What Bier’s book drives home very clearly is how the decentralised nature of Bitcoin limits the power of any one actor. For example Gavin Andresen thought he could use his authority as Satoshi’s heir to force through his vision for Bitcoin. But his hubris was quickly humbled. Likewise the “Fake Satoshi”, Craig Wright. As well as the Bitcoin miners.
At the outset of the Blocksize war the balance of power was assumed to lie with the miners. But what the war revealed was that while the miners play a vital role in running and securing the Bitcoin network, they are far from all-powerful and cannot force through change without the support of nodes and end users.
The most feared known unknown for Bitcoin is a so-called 51% attack, whereby a constellation of malevolent miners gains control of more than 51% of the network and can manipulate the Blockchain in order to potentially double-spend coins.
However, after reading Bier’s book you do start to question how real the risk of a 51% attack really is for Bitcoin, (Bitcoin SV appears to have suffered one recently). It is questionable how much rogue miners would be able to gain from committing a hostile attack without ipso facto negating the theoretical gains from the attack.

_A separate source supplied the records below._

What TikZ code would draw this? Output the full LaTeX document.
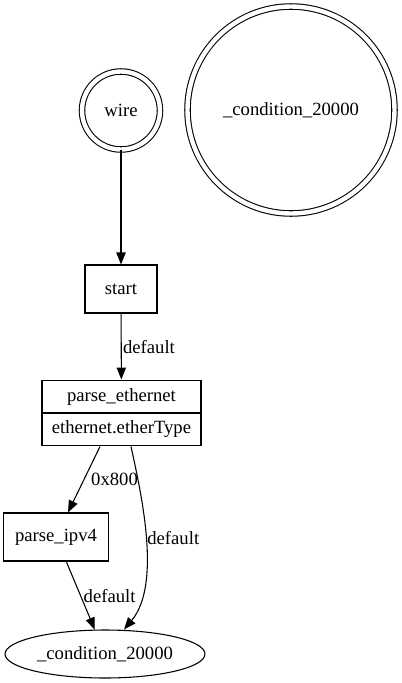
\documentclass[tikz,border=0pt]{standalone}
\usepackage{fontspec}
\setmainfont{Liberation Serif}
\usetikzlibrary{calc,shapes.multipart,shapes.geometric,arrows.meta}
\tikzset{
  every node/.style={font=\fontsize{14}{17}\selectfont, text=black},
  state/.style={ % image of a double circle state
    draw, circle, double, double distance=3.3pt, inner sep=0pt
  },
  stepbox/.style={ % image of a plain parser state
    draw, rectangle, minimum height=36pt, minimum width=54pt, inner xsep=9pt
  },
  record/.style={ % image of a state with its select field
    draw, rectangle split, rectangle split parts=2,
    minimum width=119.25pt, inner ysep=5.6pt, inner xsep=6pt
  },
  sink/.style={
    draw, ellipse, minimum width=150pt, minimum height=36pt, inner sep=2pt
  },
  lbl/.style={inner sep=1pt}
}
\begin{document}
\begin{tikzpicture}[
      x=0.75pt, y=-0.75pt, ->, line width=0.8pt,
      >={Triangle[length=9pt,width=7pt]}
    ]
    \useasboundingbox (0,0) rectangle (401,683);

    \node[state,minimum size=58.5pt] (wire) at (121,110.5) {wire};
    \node[state,minimum size=155.25pt] (cond_acc) at (291,110) {\_condition\_20000};
    \node[stepbox] (start) at (121,289) {start};
    \node[record] (pe) at (121.5,413) {\nodepart{one}parse\_ethernet\nodepart{two}ethernet.etherType};
    \node[stepbox] (ipv4) at (56,537) {parse\_ipv4};
    \node[sink] (cond) at (105,654) {\_condition\_20000};

    \draw (wire) -- (start);
    \draw (start) -- node[lbl,right] (l_start) {default} (pe);
    \draw ($(pe.south)+(-21.5,0)$) -- node[lbl,right,xshift=4pt] (l_eth) {0x800} ($(ipv4.north)+(12,0)$);
    \draw ($(pe.south)+(9.5,0)$) .. controls +(10,46) and +(38,-45) .. node[lbl,right] (l_pe) {default} ($(cond.north)+(19,0)$);
    \draw (ipv4) -- node[lbl,right,xshift=1pt] (l_ipv4) {default} (cond);
  \end{tikzpicture}
\end{document}
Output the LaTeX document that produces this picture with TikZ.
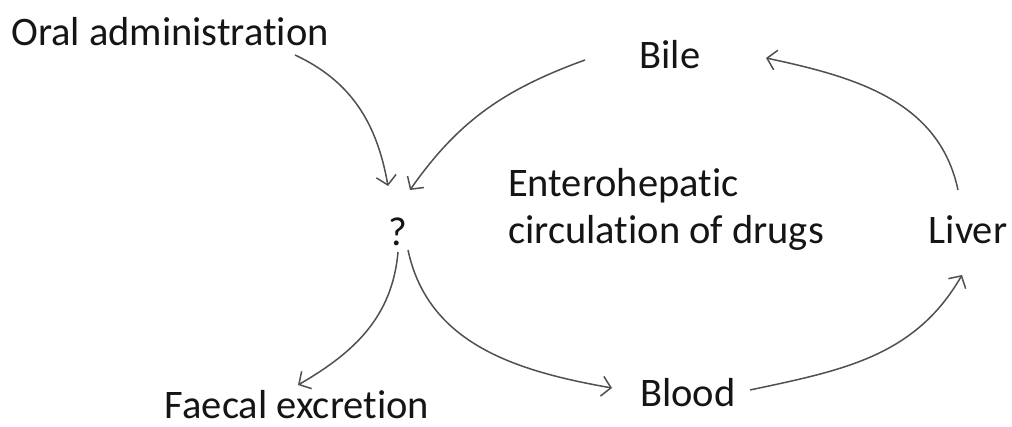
\documentclass[tikz,border=0pt]{standalone}
\usepackage{fontspec}
\setmainfont{Carlito}[RawFeature=-liga]
\usetikzlibrary{arrows.meta}
\definecolor{txt}{HTML}{151515}
\definecolor{ln}{HTML}{505050}
\tikzset{
  lbl/.style={text=txt, inner sep=0pt, font=\fontsize{40.5}{47}\selectfont},
  flow/.style={draw=ln, line width=1.5pt, -{Straight Barb[length=9pt,width=20pt,line width=1.5pt]}}
}
\begin{document}
\begin{tikzpicture}[x=1pt,y=1pt]
\useasboundingbox (0,0) rectangle (1012,427);
\node[lbl] (oral) at (170,395) {Oral administration};
\node[lbl] (bile) at (670,372) {Bile};
\node[lbl] (q) at (398,195) {?};
\node[lbl, align=left, anchor=west] (ent) at (508,218) {Enterohepatic\\circulation of drugs};
\node[lbl] (liver) at (968,197) {Liver};
\node[lbl] (faecal) at (297,22) {Faecal excretion};
\node[lbl] (blood) at (688,34) {Blood};

\draw[flow] ([shift={(125,-23)}]oral.center) to[out=-25,in=100] ([shift={(-10,46)}]q.center);
\draw[flow] ([shift={(-85,-5)}]bile.center) to[out=200,in=55] ([shift={(12,42)}]q.center);
\draw[flow] ([shift={(0,-20)}]q.center) to[out=265,in=30] ([shift={(1,20)}]faecal.center);
\draw[flow] ([shift={(10,-18)}]q.center) to[out=-78,in=170] ([shift={(-76,5)}]blood.center);
\draw[flow] ([shift={(62,3)}]blood.center) to[out=12,in=240] ([shift={(-6,-45)}]liver.center);
\draw[flow] ([shift={(-10,40)}]liver.center) to[out=102,in=-12] ([shift={(96,-3)}]bile.center);
\end{tikzpicture}
\end{document}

Without consensus the attackers may not be able to get very far. Even if the attackers should succeed in sustaining a malignant chain with a bigger number of blocks in it than the main chain for some time, it is questionable if they will be able to force acceptance of this chain on the rest of the community. The Blocksize war proved that the majority chain will not necessarily be considered the “legitimate” chain, solely on the basis of being the majority chain. In all likelihood the price of “Bitcoin” on the illegitimate chain would plummet, thus undermining the profits of the attackers and dis-incentivising miners from working on the chain. Even a successful 51% attack could thus easily prove to be a Pyrrhic victory at most, (as demonstrated in the somewhat similar case of Justin Sun’s failed attack on STEEM, which Vitalik Buterin has written interestingly in his post on Legitimacy).
It has become a cliche that bitcoiners are “in it for the tech”, not the money. The fact of the matter however is that the money talks. Technology follows the money. The two are inseparable. Technology will gravitate toward the most valuable blockchain. Value in turn depend on trust and legitimacy. If Bitcoin does not have trust and legitimacy it will not have value either. The reason why Bitcoin does have trust and legitimacy is because it is consensus-based. It is the monetary democracy. Attackers can in theory succeed in taking over the network, but not without dooming it and themselves. The likelihood that there exist an entity that possesses both a) the technological sophistication and resources to master a 51% attack, and b) the monetary ignorance to actually carry out such a self-defeating attack, must therefore be considered to be quite small, though it cannot be ruled out completely.